= What is needed =
All lines from the beginning of the listing through the line with "W, H = 570, 452" are to be copied word for word; the pictures are not.
··· Source excerpt ···
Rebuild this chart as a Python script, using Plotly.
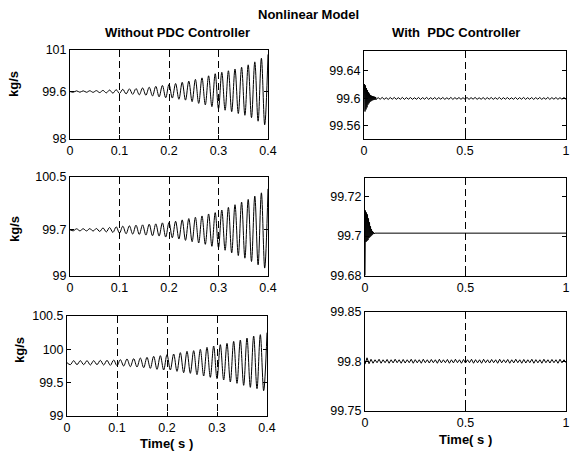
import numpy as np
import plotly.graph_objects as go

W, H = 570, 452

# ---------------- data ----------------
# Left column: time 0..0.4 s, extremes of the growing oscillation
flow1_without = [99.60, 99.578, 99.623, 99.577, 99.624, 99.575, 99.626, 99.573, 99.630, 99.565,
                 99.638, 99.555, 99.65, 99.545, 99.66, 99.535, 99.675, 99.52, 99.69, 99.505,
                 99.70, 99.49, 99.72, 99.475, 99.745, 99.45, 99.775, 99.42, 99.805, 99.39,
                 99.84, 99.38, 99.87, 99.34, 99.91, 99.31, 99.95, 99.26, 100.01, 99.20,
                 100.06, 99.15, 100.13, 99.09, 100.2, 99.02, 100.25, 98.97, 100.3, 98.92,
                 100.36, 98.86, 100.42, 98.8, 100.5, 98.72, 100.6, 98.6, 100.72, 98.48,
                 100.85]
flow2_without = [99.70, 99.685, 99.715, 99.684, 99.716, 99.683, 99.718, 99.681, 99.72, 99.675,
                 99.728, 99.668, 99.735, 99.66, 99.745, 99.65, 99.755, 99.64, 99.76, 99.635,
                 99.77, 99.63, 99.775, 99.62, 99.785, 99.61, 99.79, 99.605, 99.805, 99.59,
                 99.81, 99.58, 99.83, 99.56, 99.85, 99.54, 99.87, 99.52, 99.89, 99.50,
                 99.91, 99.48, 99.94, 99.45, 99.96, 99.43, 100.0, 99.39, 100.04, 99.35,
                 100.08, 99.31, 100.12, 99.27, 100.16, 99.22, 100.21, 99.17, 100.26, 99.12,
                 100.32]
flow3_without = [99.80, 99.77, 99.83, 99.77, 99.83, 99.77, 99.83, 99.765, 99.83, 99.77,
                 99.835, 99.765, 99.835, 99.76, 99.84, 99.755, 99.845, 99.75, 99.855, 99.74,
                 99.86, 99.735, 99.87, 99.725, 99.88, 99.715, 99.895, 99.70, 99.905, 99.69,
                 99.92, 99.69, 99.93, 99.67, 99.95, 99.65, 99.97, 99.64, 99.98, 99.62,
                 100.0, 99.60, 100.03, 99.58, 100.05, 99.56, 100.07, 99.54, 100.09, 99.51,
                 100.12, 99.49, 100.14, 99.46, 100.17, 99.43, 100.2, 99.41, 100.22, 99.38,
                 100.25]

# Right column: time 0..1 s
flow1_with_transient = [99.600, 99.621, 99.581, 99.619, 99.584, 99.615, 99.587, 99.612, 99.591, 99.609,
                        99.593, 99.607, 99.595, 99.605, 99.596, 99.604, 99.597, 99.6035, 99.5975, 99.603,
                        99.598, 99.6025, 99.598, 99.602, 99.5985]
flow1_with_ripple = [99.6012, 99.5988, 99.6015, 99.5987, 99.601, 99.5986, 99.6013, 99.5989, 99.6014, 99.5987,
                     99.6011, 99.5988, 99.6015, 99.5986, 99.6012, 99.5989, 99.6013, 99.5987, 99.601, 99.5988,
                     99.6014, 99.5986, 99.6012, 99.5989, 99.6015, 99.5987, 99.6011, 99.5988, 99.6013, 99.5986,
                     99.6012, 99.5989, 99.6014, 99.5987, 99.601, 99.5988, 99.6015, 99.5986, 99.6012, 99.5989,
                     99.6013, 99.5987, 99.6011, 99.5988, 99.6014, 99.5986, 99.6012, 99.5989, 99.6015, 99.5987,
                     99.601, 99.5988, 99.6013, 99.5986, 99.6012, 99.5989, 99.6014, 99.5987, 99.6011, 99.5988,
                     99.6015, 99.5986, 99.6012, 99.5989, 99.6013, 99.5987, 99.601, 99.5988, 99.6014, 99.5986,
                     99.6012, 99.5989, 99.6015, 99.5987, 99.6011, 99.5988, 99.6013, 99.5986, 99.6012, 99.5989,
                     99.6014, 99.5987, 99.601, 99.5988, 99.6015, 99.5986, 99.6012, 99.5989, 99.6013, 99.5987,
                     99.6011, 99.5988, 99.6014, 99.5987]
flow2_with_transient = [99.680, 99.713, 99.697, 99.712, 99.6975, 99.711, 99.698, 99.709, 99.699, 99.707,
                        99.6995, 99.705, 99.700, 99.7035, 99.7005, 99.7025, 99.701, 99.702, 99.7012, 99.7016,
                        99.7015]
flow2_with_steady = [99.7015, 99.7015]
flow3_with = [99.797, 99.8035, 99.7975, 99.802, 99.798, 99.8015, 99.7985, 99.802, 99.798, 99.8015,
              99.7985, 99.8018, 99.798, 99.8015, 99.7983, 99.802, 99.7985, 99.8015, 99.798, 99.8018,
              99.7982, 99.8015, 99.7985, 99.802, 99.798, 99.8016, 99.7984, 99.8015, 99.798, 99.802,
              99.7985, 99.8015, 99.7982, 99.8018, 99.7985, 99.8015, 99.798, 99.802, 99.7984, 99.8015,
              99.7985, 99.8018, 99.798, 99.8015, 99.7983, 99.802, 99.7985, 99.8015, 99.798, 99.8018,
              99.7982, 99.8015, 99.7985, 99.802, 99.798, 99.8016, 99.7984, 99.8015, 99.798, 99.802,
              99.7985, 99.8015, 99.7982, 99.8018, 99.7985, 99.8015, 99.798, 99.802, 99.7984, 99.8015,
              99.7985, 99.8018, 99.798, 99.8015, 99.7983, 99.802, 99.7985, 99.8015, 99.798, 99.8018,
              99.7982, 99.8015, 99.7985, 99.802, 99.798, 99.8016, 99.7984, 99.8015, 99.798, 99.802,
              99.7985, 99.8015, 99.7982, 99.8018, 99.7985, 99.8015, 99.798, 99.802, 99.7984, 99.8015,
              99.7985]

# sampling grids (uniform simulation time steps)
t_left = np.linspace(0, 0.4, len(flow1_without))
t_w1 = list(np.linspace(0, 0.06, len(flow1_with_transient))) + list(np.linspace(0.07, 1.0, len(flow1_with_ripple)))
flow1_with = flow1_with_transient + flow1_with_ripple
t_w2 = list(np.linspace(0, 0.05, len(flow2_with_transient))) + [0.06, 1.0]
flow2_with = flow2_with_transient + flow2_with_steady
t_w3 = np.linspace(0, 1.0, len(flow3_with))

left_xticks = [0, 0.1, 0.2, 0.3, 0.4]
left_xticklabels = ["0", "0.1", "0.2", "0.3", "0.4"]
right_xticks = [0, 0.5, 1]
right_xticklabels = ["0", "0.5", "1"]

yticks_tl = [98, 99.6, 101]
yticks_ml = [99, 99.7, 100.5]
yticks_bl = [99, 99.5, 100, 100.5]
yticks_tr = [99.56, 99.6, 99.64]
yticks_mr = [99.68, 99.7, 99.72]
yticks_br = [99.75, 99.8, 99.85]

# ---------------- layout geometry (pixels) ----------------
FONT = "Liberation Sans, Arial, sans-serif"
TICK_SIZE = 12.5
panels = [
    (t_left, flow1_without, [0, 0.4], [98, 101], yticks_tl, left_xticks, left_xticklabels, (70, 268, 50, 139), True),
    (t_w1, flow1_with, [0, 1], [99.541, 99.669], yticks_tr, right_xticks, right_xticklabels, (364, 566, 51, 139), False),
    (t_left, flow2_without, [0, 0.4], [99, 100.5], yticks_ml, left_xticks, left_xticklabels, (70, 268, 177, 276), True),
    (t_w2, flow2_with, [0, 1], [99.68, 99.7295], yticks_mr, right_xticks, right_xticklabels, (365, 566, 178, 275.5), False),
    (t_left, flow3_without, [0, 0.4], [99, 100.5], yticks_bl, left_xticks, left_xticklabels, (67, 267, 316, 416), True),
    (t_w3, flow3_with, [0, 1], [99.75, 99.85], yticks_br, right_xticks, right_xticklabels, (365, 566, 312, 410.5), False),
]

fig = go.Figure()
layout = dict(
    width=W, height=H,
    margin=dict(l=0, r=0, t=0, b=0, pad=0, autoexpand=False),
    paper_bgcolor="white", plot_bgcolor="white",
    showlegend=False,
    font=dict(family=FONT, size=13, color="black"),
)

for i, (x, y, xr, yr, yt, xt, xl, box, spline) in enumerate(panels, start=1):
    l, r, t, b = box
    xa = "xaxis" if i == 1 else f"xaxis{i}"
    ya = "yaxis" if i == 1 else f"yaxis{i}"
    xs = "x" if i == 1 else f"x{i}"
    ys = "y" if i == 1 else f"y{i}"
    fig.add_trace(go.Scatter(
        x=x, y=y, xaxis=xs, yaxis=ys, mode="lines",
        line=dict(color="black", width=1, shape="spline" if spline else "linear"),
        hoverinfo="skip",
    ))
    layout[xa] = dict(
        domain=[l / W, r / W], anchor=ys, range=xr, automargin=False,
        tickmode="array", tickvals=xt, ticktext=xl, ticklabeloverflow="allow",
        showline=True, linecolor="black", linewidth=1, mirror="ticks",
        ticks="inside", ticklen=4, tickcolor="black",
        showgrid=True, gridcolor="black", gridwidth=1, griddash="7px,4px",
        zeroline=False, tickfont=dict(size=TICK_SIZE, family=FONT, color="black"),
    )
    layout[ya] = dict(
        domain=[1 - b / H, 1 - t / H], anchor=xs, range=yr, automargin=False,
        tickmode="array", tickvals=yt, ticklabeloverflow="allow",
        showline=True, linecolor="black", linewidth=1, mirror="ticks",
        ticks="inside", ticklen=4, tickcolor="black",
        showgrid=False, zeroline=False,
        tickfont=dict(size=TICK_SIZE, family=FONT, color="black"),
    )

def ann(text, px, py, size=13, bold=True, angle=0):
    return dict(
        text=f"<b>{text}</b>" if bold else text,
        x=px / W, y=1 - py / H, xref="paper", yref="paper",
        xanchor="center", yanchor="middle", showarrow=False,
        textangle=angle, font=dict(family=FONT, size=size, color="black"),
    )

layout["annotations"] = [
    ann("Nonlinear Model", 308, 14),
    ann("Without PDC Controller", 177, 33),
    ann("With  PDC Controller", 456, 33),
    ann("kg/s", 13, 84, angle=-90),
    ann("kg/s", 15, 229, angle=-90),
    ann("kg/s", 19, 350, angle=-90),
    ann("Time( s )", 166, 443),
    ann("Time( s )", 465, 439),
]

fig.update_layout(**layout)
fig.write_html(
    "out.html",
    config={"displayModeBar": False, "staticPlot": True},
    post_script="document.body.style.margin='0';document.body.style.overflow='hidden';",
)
···
= Problem solution =
Rebuild this chart as a Python script, using Plotly.
import numpy as np
import plotly.graph_objects as go

W, H = 570, 452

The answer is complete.